LA Times: Since deregulation, landline costs skyrocket

LA Times
The monthly cost of measured AT&T phone service has soared more than 260% since 2008. A group of customers is complaining to the PUC.




One AT&T customer's monthly cost of measured land-line service soared more than 260% over six years. (Paul Sancya, ASSOCIATED PRESS / January 25, 2007)


By David Lazarus

December 5, 2013, 5:28 p.m.

When California's telephone market was deregulated in 2006, consumers were told that increased competition would improve service and reduce prices.

It hasn't worked out like that.

Carlsbad resident Steve Linke has received so-called measured service from AT&T for five years. That means he pays a flat rate each month for a limited number of local calls on his landline phone.

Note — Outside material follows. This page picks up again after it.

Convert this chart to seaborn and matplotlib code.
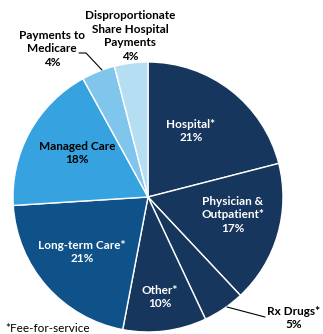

"It's for peace of mind," Linke, 45, explained to me. "If there's an earthquake or some other major emergency, it's nice to know that we'd still have a landline to call out on when the cell towers go out."

When Linke first signed up for measured service, the rate was $5.83 a month — a relative bargain for knowing that you won't be cut off from the world when the whip comes down.

By the beginning of 2012, AT&T's monthly rate had nearly tripled to $15.37. At the beginning of this year, it rose 19% more to $18.25.

And as of Jan. 1, the rate will climb an additional 16% to $21.25.

That means the monthly cost of measured service has soared more than 260% since Linke first signed up with AT&T in 2008. Not exactly what state regulators had promised.

Meanwhile, quality of service declined substantially earlier this year when AT&T slashed the number of minutes available under its measured plan 25%, to 168 a month from 225, and raised the price of extra service to 6 cents from 4 cents a minute.

Again, not what officials said would happen.

Linke is one of at least 30 AT&T landline customers joining a complaint to be filed Friday with the California Public Utilities Commission. The Utility Reform Network, a San Francisco consumer advocacy group, said it's lodging the complaint on behalf of all AT&T customers.

A draft of the complaint alleges that AT&T's rates for measured and flat-rate service far surpass "just and reasonable levels" and are the highest of all phone companies'.

"AT&T's rates should be reduced to just and reasonable levels and should be capped at those levels" until regulators can review the company's pricing, the draft says.

AT&T declined to comment on the draft complaint.

Natalie Billingsley, a senior official at the PUC's consumer-protection arm, the Division of Ratepayer Advocates, didn't mince words when I asked about the effect of phone deregulation.

"It has substantively been a failure," she said. "All we have seen since deregulation is a constant increase in prices."

That's not just for measured plans like the one Linke has. There have been double- and triple-digit rate hikes for nearly all phone services, from call waiting to call forwarding, even though those services are automated and cost phone companies almost nothing.

A 2010 report by the state Senate's Office of Oversight and Outcomes found that, thanks to deregulation, the cost of an unlisted phone number in California had skyrocketed more than 600%.

"The market is not sufficiently competitive to restrain these price increases," Billingsley said. "Otherwise, we wouldn't see them."

Lane Kasselman, an AT&T spokesman, said monthly rates for the company's measured service have climbed because the number of people with a landline has sharply declined.